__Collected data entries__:
----------
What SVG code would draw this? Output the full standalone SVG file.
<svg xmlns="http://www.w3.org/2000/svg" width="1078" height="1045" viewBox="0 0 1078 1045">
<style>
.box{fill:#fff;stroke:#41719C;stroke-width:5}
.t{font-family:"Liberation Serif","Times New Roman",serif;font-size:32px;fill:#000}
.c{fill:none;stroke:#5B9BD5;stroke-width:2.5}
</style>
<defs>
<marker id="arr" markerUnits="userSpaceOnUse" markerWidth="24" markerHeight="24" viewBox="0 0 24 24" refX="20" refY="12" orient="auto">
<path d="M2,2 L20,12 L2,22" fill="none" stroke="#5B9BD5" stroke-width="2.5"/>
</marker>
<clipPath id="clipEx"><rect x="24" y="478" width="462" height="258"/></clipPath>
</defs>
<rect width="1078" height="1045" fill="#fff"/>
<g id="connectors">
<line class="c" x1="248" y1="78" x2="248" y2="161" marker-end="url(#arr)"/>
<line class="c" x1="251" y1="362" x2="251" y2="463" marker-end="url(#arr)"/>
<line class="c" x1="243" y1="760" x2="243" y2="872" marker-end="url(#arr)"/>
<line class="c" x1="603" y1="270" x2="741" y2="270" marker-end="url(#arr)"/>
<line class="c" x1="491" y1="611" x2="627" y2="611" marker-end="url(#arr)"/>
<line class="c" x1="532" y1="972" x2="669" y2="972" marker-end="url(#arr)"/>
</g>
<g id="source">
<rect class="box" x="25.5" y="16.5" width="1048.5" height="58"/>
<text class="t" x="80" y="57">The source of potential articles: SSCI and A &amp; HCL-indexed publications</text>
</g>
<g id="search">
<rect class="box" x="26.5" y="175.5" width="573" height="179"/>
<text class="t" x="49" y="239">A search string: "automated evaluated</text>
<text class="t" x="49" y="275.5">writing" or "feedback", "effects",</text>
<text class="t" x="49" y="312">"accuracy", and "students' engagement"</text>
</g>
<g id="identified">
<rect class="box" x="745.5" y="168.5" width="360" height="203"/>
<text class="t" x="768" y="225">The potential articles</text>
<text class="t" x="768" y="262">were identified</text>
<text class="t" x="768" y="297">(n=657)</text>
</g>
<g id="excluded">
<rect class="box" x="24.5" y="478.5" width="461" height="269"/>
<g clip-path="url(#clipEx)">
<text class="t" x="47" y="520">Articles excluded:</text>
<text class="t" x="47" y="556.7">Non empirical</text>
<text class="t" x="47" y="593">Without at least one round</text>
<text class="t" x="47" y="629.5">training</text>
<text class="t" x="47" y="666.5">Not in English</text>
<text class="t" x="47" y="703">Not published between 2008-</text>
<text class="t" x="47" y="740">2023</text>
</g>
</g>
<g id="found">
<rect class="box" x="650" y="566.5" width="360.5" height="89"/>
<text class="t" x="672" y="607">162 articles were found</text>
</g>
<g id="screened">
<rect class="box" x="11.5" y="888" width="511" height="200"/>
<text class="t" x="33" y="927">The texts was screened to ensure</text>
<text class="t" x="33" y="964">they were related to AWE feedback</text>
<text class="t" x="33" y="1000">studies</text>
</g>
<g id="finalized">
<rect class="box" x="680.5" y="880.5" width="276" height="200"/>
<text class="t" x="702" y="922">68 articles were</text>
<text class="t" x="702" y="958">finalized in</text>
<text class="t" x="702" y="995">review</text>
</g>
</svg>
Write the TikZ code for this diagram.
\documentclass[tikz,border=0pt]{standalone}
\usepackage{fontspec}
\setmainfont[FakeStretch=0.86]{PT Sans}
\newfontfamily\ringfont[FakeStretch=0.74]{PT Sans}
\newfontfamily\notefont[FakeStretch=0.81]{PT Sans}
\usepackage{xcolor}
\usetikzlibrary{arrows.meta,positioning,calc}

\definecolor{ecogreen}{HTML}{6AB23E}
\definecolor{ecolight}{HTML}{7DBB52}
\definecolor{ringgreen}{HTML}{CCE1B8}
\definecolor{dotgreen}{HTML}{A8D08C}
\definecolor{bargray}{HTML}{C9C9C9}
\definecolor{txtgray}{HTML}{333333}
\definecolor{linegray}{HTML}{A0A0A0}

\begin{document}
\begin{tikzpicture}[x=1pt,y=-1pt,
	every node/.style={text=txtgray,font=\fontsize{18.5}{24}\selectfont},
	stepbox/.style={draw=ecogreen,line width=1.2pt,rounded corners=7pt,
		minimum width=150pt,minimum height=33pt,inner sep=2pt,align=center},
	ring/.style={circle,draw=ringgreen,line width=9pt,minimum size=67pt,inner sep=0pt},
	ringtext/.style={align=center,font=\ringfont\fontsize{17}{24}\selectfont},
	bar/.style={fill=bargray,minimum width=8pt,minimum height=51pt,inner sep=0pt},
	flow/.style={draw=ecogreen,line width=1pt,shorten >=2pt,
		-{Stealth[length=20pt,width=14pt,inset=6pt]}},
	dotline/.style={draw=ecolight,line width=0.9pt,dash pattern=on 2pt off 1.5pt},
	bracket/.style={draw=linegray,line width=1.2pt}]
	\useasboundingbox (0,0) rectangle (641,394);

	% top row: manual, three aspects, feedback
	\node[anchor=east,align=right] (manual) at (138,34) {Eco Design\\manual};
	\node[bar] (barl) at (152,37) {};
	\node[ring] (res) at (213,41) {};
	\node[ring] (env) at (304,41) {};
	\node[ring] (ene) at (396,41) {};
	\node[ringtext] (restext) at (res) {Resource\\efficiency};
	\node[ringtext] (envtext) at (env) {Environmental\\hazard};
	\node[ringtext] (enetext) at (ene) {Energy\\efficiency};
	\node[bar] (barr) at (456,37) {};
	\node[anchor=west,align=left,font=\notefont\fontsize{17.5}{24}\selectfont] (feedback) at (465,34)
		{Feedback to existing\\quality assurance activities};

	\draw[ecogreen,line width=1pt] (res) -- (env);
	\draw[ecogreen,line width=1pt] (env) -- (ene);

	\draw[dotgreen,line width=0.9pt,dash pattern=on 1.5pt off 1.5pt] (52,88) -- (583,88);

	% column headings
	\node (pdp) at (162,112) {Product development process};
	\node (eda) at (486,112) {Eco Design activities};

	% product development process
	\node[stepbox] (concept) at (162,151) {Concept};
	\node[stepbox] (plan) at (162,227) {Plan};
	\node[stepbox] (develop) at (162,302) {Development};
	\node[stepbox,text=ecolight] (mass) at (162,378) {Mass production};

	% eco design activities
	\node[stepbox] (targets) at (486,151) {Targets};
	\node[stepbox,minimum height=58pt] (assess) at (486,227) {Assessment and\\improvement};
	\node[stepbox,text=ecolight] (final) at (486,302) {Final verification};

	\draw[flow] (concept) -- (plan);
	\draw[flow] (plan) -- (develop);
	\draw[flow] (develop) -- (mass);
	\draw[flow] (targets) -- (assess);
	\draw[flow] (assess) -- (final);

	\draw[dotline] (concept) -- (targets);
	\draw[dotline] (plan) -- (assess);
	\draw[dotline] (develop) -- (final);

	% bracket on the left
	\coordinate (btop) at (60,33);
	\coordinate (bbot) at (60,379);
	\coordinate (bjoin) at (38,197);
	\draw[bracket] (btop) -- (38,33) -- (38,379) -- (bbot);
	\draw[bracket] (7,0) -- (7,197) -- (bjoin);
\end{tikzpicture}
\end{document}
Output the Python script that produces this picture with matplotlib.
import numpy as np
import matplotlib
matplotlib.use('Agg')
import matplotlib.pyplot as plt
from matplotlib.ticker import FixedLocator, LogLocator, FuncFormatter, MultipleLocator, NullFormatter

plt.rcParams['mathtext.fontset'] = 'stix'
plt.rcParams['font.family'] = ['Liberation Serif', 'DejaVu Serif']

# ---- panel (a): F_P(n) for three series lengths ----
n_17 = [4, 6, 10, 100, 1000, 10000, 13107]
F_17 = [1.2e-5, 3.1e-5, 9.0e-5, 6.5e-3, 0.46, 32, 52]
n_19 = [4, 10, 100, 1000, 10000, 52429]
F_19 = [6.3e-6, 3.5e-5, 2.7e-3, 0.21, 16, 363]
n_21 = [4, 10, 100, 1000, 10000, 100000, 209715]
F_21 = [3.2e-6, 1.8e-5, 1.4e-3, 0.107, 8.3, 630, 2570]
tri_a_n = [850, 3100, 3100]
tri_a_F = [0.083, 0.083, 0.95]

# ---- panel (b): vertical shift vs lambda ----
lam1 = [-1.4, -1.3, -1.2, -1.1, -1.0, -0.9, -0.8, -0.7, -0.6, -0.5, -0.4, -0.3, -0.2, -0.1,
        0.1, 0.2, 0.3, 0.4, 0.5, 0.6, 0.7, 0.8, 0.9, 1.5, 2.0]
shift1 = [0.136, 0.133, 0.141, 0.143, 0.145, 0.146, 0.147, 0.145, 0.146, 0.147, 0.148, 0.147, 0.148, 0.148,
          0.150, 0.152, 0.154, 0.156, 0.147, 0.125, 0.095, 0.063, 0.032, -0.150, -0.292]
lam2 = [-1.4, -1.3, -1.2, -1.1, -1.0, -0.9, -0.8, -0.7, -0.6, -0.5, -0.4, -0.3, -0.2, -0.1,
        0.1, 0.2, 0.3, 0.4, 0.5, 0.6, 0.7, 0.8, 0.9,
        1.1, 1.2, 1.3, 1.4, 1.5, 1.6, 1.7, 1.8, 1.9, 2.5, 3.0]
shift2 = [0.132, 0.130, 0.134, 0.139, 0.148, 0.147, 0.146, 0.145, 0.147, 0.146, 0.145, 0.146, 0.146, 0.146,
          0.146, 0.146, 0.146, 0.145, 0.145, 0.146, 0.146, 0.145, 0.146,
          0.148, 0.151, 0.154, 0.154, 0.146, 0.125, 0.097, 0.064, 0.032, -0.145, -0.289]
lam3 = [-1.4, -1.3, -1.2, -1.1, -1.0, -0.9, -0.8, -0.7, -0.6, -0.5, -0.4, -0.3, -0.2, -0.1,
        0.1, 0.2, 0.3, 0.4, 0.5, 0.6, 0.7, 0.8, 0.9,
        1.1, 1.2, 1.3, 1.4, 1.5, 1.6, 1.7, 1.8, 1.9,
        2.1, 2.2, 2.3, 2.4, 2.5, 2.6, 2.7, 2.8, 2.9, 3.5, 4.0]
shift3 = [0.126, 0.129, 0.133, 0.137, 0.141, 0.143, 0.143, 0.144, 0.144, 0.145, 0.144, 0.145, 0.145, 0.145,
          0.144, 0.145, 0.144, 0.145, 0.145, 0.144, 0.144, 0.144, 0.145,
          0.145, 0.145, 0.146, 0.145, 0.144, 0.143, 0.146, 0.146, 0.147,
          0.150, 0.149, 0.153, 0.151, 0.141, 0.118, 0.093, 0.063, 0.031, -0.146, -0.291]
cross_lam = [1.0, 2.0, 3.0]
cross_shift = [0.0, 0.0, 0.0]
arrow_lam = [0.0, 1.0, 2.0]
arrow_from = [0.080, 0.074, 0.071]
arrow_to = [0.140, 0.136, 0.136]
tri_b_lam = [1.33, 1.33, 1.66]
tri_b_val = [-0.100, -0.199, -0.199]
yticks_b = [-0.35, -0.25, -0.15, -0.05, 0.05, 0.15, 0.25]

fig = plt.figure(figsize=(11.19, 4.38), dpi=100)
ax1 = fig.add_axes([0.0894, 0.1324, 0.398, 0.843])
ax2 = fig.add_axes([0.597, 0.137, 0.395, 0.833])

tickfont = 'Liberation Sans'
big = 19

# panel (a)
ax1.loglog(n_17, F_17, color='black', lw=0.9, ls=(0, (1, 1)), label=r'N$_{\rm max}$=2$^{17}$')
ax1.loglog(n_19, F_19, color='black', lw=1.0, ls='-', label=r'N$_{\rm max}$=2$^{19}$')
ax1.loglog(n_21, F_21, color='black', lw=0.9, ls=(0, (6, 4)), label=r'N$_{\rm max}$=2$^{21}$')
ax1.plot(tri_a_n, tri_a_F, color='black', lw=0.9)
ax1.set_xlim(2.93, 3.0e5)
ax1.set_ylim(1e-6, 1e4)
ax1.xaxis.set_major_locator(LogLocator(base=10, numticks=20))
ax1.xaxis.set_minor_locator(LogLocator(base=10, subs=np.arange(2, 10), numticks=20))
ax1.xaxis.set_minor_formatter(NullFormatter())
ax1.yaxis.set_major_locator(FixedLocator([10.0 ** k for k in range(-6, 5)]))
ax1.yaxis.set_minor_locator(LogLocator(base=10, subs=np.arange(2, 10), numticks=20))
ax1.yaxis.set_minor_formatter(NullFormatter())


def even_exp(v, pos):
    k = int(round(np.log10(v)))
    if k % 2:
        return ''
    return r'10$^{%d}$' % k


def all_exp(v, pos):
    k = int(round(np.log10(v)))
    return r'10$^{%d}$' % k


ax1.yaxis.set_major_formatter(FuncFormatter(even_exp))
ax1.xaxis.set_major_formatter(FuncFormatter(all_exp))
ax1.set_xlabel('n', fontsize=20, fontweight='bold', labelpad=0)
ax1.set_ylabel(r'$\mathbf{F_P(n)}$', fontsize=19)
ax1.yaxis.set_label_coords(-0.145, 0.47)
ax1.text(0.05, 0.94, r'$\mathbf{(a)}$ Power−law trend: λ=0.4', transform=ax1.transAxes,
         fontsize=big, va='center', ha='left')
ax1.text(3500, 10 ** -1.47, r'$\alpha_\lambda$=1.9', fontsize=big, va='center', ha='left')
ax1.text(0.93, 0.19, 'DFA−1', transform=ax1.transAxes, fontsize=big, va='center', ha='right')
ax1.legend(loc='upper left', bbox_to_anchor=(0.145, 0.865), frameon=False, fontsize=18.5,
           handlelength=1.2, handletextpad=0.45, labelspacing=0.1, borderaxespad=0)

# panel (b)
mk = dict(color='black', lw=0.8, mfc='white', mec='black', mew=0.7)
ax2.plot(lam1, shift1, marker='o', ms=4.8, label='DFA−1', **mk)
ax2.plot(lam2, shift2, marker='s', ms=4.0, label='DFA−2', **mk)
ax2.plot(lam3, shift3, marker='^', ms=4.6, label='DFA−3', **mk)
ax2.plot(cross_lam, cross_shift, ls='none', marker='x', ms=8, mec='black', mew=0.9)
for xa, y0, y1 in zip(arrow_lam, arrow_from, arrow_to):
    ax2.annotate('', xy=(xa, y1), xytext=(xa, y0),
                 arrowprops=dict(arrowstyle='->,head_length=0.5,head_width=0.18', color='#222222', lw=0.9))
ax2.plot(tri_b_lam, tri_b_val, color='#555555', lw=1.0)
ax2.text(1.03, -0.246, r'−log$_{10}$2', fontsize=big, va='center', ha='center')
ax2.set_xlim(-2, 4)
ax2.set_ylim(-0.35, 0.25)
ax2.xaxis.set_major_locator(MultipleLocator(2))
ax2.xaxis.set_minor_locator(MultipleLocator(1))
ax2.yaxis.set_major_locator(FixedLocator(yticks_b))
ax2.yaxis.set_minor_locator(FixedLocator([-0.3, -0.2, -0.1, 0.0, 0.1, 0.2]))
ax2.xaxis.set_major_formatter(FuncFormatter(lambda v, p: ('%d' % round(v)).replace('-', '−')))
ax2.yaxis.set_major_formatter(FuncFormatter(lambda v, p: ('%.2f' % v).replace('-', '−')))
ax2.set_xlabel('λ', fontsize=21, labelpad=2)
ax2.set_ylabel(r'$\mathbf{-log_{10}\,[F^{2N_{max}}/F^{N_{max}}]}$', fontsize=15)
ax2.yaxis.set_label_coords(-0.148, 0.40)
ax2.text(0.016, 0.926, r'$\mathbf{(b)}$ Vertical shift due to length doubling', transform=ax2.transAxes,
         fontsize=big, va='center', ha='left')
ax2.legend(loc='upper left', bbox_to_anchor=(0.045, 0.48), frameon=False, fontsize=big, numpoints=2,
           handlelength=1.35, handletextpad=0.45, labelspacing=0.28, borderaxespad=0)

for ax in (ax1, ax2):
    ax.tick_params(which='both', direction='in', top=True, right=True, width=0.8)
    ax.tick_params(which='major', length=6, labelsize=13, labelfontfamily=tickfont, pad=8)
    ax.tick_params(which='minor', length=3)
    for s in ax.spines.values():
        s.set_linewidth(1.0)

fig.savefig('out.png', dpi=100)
----------
__Set problem__:
Using the listing above, return all lines where the word "standalone" occurs.

__Reply__:
What SVG code would draw this? Output the full standalone SVG file.
\documentclass[tikz,border=0pt]{standalone}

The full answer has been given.